Feed The Future Working Group Launched To Engage Civil Society
“Feed the Future — [USAID’s] global food security initiative — has formed a working group tasked with finding ways to engage more effectively with civil society both at home and abroad,” Devex reports. “While little is yet known about the specific goals, focal areas, or even how the panel is defining ‘civil society,’ working group members said they will produce an ‘action plan’ structured around ‘very specific action items’ for civil society engagement under Feed the Future by Sept. 18,” according to the news service. The working group was launched on Tuesday at the Advisory Committee on Voluntary Foreign Aid’s quarterly public meeting, the news service notes, adding, “USAID Administrator Rajiv Shah admitted the agency has so far ‘underperformed’ its responsibility to clearly and transparently communicate programmatic priorities to the American public,” including building civil society support for ending hunger.
“Members of the panel suggested the action plan address chronic messaging problems by ultimately structuring its recommendations around one or two high-profile, cross-cutting issues,” Devex writes. “In his closing remarks at [the] meeting, Shah urged the working group to ‘tackle controversies’ and build shared understanding in order to fulfill his aspiration that Feed the Future become an ‘open platform’ that invites a wide range of participants to the cause of ending hunger,” the news service writes (Igoe, 6/13). IIP Digital reviews Shah’s participation in several recent meetings surrounding nutrition issues.
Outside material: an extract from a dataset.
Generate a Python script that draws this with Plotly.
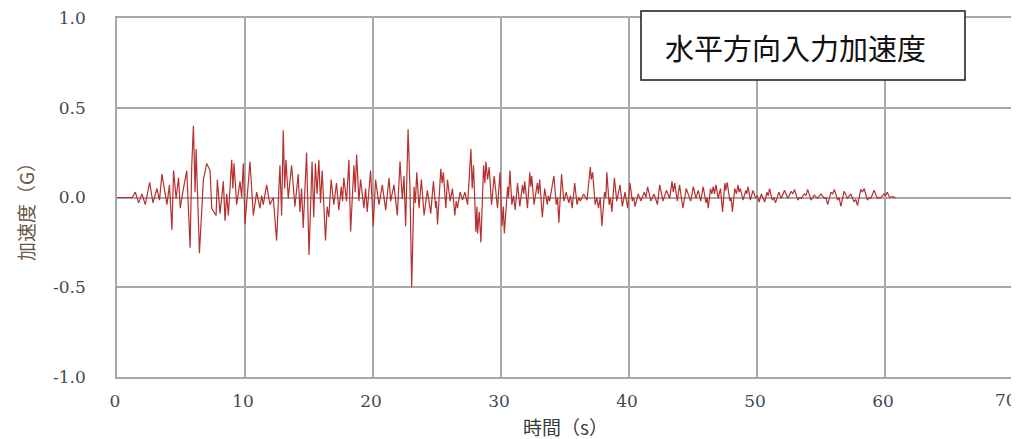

At a June 10 Washington event co-hosted by Bread for the World Institute and Concern Worldwide, Shah “previewed Feed the Future’s second annual report, to be released later in June,” the news service writes, adding, “The report will highlight the program’s system for gathering and disseminating ‘timely, accurate data that measures everything from household income to the participation of women to the prevalence of stunting,’ he said” (McConnell, 6/11).